I'm also a solo practitioner SE and architect. I purchased Revit LT for doing projects on my own as an architect. For that purpose, Revit LT is hard to beat given its price compared to full Revit (about $1200 plus $200 annual maintenance for LT vs. $5800 plus $1000 annual maintenance for full Revit). There are some aggravating limitations of Revit LT, mainly (1) there's no in-place component modeling, as there is in full Revit, and (2) there is very little ability to collaborate with anyone else with LT. On my projects where I'm acting as a SE, I can load the architect's Revit model into the background, but there's no real ability to control the visibility of the background model's components, families, lineweights, etc. This means the architect's background model is either on or off - you can't "freeze" layers or turn off furniture or manipulate the imported file in any way (except apply a 50% grayscale to it uniformly). This is a major limitation of Revit LT, although to Autodesk's defense (I can't believe I would ever say that), LT is not intended as a collaborative tool - it's really for solo practitioners who don't need to bring other consultants'/designers' models in, or at least do any sort of collaboration.

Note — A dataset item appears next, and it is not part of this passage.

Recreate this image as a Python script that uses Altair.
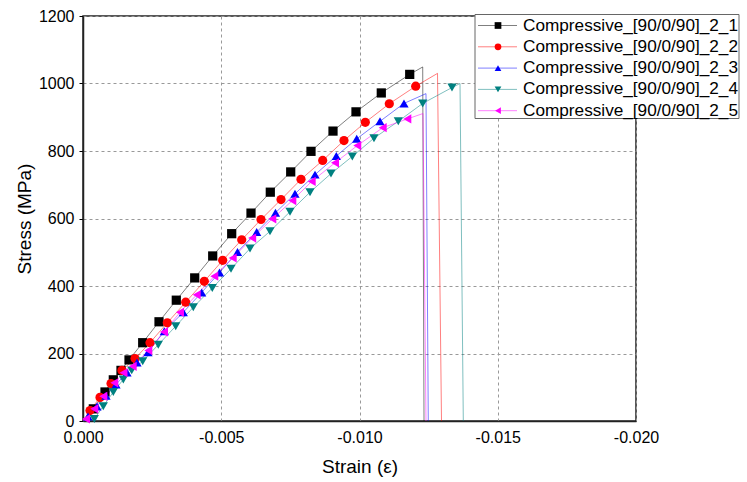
import altair as alt
import pandas as pd

names = [
    "Compressive_[90/0/90]_2_1",
    "Compressive_[90/0/90]_2_2",
    "Compressive_[90/0/90]_2_3",
    "Compressive_[90/0/90]_2_4",
    "Compressive_[90/0/90]_2_5",
]
colors = ["#000000", "#ff0000", "#0000ff", "#008080", "#ff00ff"]
shapes = ["square", "circle", "triangle-up", "triangle-down", "triangle-left"]

# marker points (strain, stress); last two values per series are peak and failure (no marker)
s1_strain = [-0.000373, -0.000796, -0.001096, -0.001374, -0.001664, -0.002159, -0.002749, -0.003374,
             -0.004040, -0.004691, -0.005378, -0.006076, -0.006774, -0.007512, -0.008246, -0.009042,
             -0.009873, -0.010788, -0.011816, -0.012286, -0.012333]
s1_stress = [36, 86, 122, 150, 181, 232, 294, 358, 424, 489, 555, 616, 678, 738, 799, 859, 916, 972, 1027, 1049, 0]

s2_strain = [-0.000253, -0.000615, -0.001013, -0.001410, -0.001881, -0.002423, -0.003049, -0.003714,
             -0.004387, -0.005052, -0.005740, -0.006438, -0.007161, -0.007884, -0.008669, -0.009439,
             -0.010210, -0.011078, -0.012033, -0.012821, -0.012966]
s2_stress = [31, 70, 111, 150, 185, 232, 291, 352, 414, 476, 537, 597, 656, 716, 772, 831, 885, 940, 992, 1030, 0]

s3_strain = [-0.000181, -0.000506, -0.000832, -0.001193, -0.001591, -0.001953, -0.002351, -0.002940,
             -0.003627, -0.004293, -0.004937, -0.005588, -0.006282, -0.006962, -0.007667, -0.008391,
             -0.009161, -0.009899, -0.010741, -0.011609, -0.012405, -0.012488]
s3_stress = [13, 43, 75, 108, 144, 173, 204, 266, 322, 381, 440, 501, 560, 617, 673, 730, 785, 836, 888, 941, 970, 0]

s4_strain = [-0.000409, -0.000734, -0.001096, -0.001458, -0.001761, -0.002159, -0.002723, -0.003353,
             -0.003989, -0.004676, -0.005353, -0.006040, -0.006763, -0.007486, -0.008210, -0.008969,
             -0.009740, -0.010524, -0.011403, -0.012286, -0.013345, -0.013635, -0.013754]
s4_stress = [6, 44, 86, 123, 150, 177, 226, 281, 337, 394, 451, 511, 562, 620, 678, 733, 784, 838, 888, 941, 988, 1000, 0]

s5_strain = [-0.000108, -0.000409, -0.000734, -0.001132, -0.001465, -0.001797, -0.002362, -0.002929,
             -0.003508, -0.004112, -0.004749, -0.005414, -0.006119, -0.006846, -0.007570, -0.008271,
             -0.009114, -0.009920, -0.010839, -0.011729, -0.012297, -0.012405]
s5_stress = [6, 36, 73, 113, 143, 162, 209, 264, 322, 374, 429, 483, 542, 599, 653, 710, 765, 816, 869, 895, 911, 0]

series = [(s1_strain, s1_stress), (s2_strain, s2_stress), (s3_strain, s3_stress),
          (s4_strain, s4_stress), (s5_strain, s5_stress)]

rows = []
for name, (xs, ys) in zip(names, series):
    rows.append({"series": name, "idx": 0, "strain": 0.0, "stress": 0.0, "marker": False})
    n = len(xs)
    for i, (x, y) in enumerate(zip(xs, ys)):
        rows.append({"series": name, "idx": i + 1, "strain": x, "stress": y, "marker": i < n - 2})
df = pd.DataFrame(rows)

color_scale = alt.Scale(domain=names, range=colors)
shape_scale = alt.Scale(domain=names, range=shapes)

x_enc = alt.X("strain:Q", title="Strain (ε)",
              scale=alt.Scale(domain=[0, -0.02], nice=False),
              axis=alt.Axis(values=[0, -0.005, -0.01, -0.015, -0.02],
                            labelExpr="replace(format(datum.value, '.3f'), '\u2212', '-')",
                            labelFlush=False,
                            ticks=False, tickSize=0, labelPadding=8, titlePadding=12,
                            grid=True, gridDash=[3, 3], gridColor="#999999"))
y_enc = alt.Y("stress:Q", title="Stress (MPa)",
              scale=alt.Scale(domain=[0, 1200], nice=False),
              axis=alt.Axis(values=list(range(0, 1201, 100)),
                            labelExpr="datum.value % 200 == 0 ? format(datum.value, 'd') : ''",
                            labelFlush=False,
                            tickSize=4, tickColor="#000000", labelPadding=5, titlePadding=4,
                            grid=True, gridDash=[3, 3], gridColor="#999999",
                            gridOpacity={"condition": {"test": "datum.value % 200 != 0", "value": 0}, "value": 1}))

lines = alt.Chart(df).mark_line(strokeWidth=1, opacity=0.5).encode(
    x=x_enc, y=y_enc,
    color=alt.Color("series:N", scale=color_scale, legend=None),
    detail="series:N",
    order=alt.Order("idx:Q"),
)
points = alt.Chart(df).transform_filter("datum.marker").mark_point(filled=True, size=85, opacity=1).encode(
    x="strain:Q", y="stress:Q",
    color=alt.Color("series:N", scale=color_scale, legend=None),
    shape=alt.Shape("series:N", scale=shape_scale, legend=None),
)
main = alt.layer(lines, points)

leg_df = pd.DataFrame({"series": names})
leg_y = alt.Y("series:N", axis=None,
              scale=alt.Scale(type="point", domain=names, range=[9.5, 94.7], padding=0))
box = alt.Chart(pd.DataFrame({"a": [0]})).mark_rect(fill="white", stroke="#666666", strokeWidth=1).encode(
    x=alt.value(392), x2=alt.value(656), y=alt.value(-1.5), y2=alt.value(102.5))
leg_rule = alt.Chart(leg_df).mark_rule(strokeWidth=1, opacity=0.5).encode(
    x=alt.value(395), x2=alt.value(434), y=leg_y,
    color=alt.Color("series:N", scale=color_scale, legend=None))
leg_pt = alt.Chart(leg_df).mark_point(filled=True, size=45, opacity=1).encode(
    x=alt.value(415), y=leg_y,
    color=alt.Color("series:N", scale=color_scale, legend=None),
    shape=alt.Shape("series:N", scale=shape_scale, legend=None))
leg_txt = alt.Chart(leg_df).mark_text(align="left", baseline="middle", fontSize=17.2,
                                      font="Liberation Sans", color="#000000").encode(
    x=alt.value(440), y=leg_y, text="series:N")
legend = alt.layer(box, leg_rule, leg_pt, leg_txt)

chart = alt.layer(main, legend).resolve_scale(y="independent").properties(
    width=553, height=405,
    autosize=alt.AutoSizeParams(type="none"),
    padding={"left": 83, "top": 16, "right": 111, "bottom": 61},
).configure_view(stroke="#222222", strokeWidth=1.5).configure_axis(
    labelFont="Liberation Sans", titleFont="Liberation Sans",
    labelFontSize=16, titleFontSize=19, titleFontWeight="normal",
    labelColor="#000000", titleColor="#000000",
    domainColor="#222222", domainWidth=1.5,
)

chart.save("out.html", embed_options={"renderer": "svg", "actions": False})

My SE projects are fairly small, and I'm using Revit LT basically as a drafting tool for adding structural linework and annotation. That's not really what Revit is for, but it works for me. Drafting in Revit (or Revit LT) is a bit clunky compared to traditional CAD, and less efficient. But again, that's not where the power of BIM really is. Since I can't really model anything collaboratively with the architect's model, that's really all I can do. For other architectural design and documentation, I'm 100% BIM on modeling and documentation, and using Revit LT as it was designed.
I'm fairly happy with Revit LT, given what it cost me. Is full Revit worth it, as a solo practitioner? That's a bit questionable. Actually it looks like Autodesk is pinching users and now selling only a package called "Building Design Suite," which includes all the different flavors of Revit and AutoCAD together, regardless of whether you need all that, or want it, for a flat $6800 fee. Previously, you could buy Revit Architecture, or Revit Structure, or Revit MEP, depending on what your profession was (makes sense!). Now you can only buy one giant package (at least from a quick glance at Autodesk's Store, that's what it looks like). I wish I could switch to ArchiCAD, butI have too much experience with Revit already, and I'm not really willing to have to spend the time to relearn BIM on a different platform, as long as LT exists.
structuralengr89, I would be interested in hearing what kind of structural analysis packages you're using, if any. I've used different packages through the years, but I'm a bit more picky when it comes to shelling out cash for software that's of limited use to me as a solo SE.